Hint : The branch with range $\left[\frac{-\pi}{2}, \frac{\pi}{2}\right]$ is called the principal value branch of function $\tan^{-1}$.

$\tan ^{-1}: R \rightarrow\left[\frac{-\pi}{2}, \frac{\pi}{2}\right]$

Given : $\tan ^{-1}\left(\cos \frac{\pi}{2}\right)$

Explanation :

Let  $y=\tan ^{-1}\left(\cos \frac{\pi}{2}\right)$                                                                                                  ....(i)

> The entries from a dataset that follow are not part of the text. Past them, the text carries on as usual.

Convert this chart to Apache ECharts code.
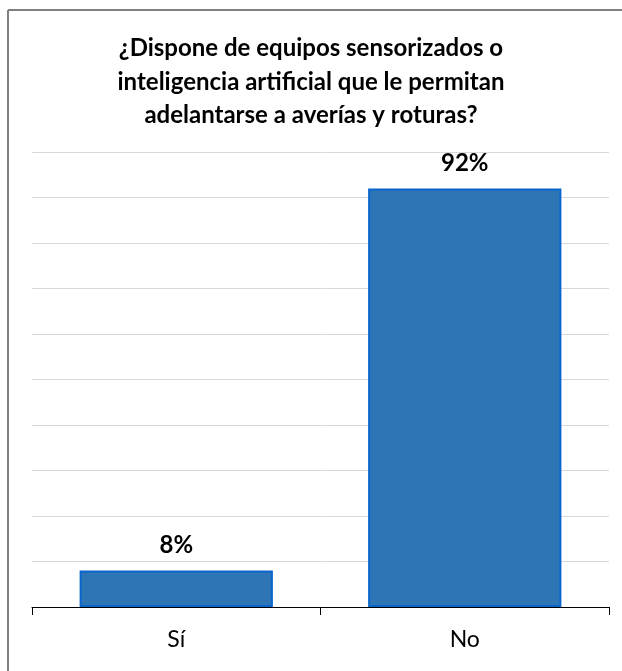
<!DOCTYPE html>
<html>
<head>
<meta charset="utf-8">
<script src="https://cdn.jsdelivr.net/npm/echarts@6/dist/echarts.min.js"></script>
<style>
  html, body { margin: 0; padding: 0; background: #fff; }
  #chart { width: 622px; height: 671px; }
</style>
</head>
<body>
<div id="chart"></div>
<script>
// Survey answers: predictive maintenance equipment
const categories = ['Sí', 'No'];
const shares = [8, 92];
const titleText = '¿Dispone de equipos sensorizados o\ninteligencia artificial que le permitan\nadelantarse a averías y roturas?';

const chart = echarts.init(document.getElementById('chart'), null, { renderer: 'canvas' });
const font = 'Lato, "Open Sans", "DejaVu Sans", sans-serif';

chart.setOption({
  backgroundColor: '#ffffff',
  animation: false,
  title: {
    text: titleText,
    left: 'center',
    top: 27,
    textStyle: {
      fontFamily: font,
      fontWeight: 'bold',
      fontSize: 24,
      lineHeight: 33.5,
      color: '#000000'
    }
  },
  graphic: [
    { type: 'line', shape: { x1: 8, y1: 10, x2: 622, y2: 10 }, style: { stroke: '#808080', lineWidth: 2 } },
    { type: 'line', shape: { x1: 8, y1: 10, x2: 8, y2: 671 }, style: { stroke: '#808080', lineWidth: 2 } }
  ],
  grid: { left: 32, right: 13, top: 152, bottom: 64, containLabel: false },
  xAxis: {
    type: 'category',
    data: categories,
    axisLine: { lineStyle: { color: '#000000', width: 1 } },
    axisTick: { show: true, length: 8, lineStyle: { color: '#000000' } },
    axisLabel: { fontFamily: font, fontSize: 23, color: '#000000', margin: 21 }
  },
  yAxis: {
    type: 'value',
    min: 0,
    max: 100,
    interval: 10,
    axisLine: { show: false },
    axisTick: { show: false },
    axisLabel: { show: false },
    splitLine: { lineStyle: { color: '#d9d9d9', width: 1 } }
  },
  series: [{
    type: 'bar',
    data: shares,
    barWidth: '67%',
    itemStyle: { color: '#2E75B6', borderColor: '#0A66CC', borderWidth: 2 },
    label: {
      show: true,
      position: 'top',
      distance: 13,
      formatter: '{c}%',
      fontFamily: font,
      fontWeight: 'bold',
      fontSize: 24,
      color: '#000000'
    }
  }]
});
</script>
</body>
</html>
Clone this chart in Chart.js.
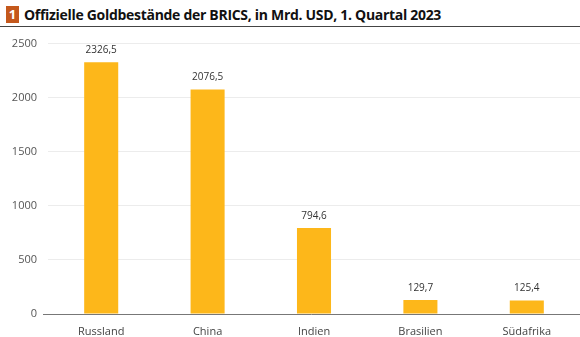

$y=\tan ^{-1}(0) \; \; \; \; \; \; \; \; \; \; \; \; \; \; \; \; \; \; \; \; \; \; \; \; \; \; \; \; \; \; \; \; \; \; \; \; \; \; \; \; \; \; \; \; \quad\left[\because \cos \frac{\pi}{2}=0\right]$

$\tan \; y=0$

$\tan y=\tan 0^{\circ} \; \; \; \; \; \; \; \; \; \; \; \; \; \; \; \; \; \; \; \; \; \; \; \; \; \; \; \; \; \; \; \; \; \; \; \; \; \; \; \; \; \; \; \; \; \; \; \; \; \; \; \quad\left[\because \tan 0^{\circ}=0\right]$

$y=0$

$\tan ^{-1}\left(\cos \frac{\pi}{2}\right)=0$

The range of principal value branch of $\tan^{-1}$ is $\left[\frac{-\pi}{2}, \frac{\pi}{2}\right]$.

$\because \quad \tan ^{-1}\left(\cos \frac{\pi}{2}\right)=0 \in\left[\frac{-\pi}{2}, \frac{\pi}{2}\right]$

Hence, the principal value of $\tan ^{-1}\left(\cos \frac{\pi}{2}\right)$ is 0.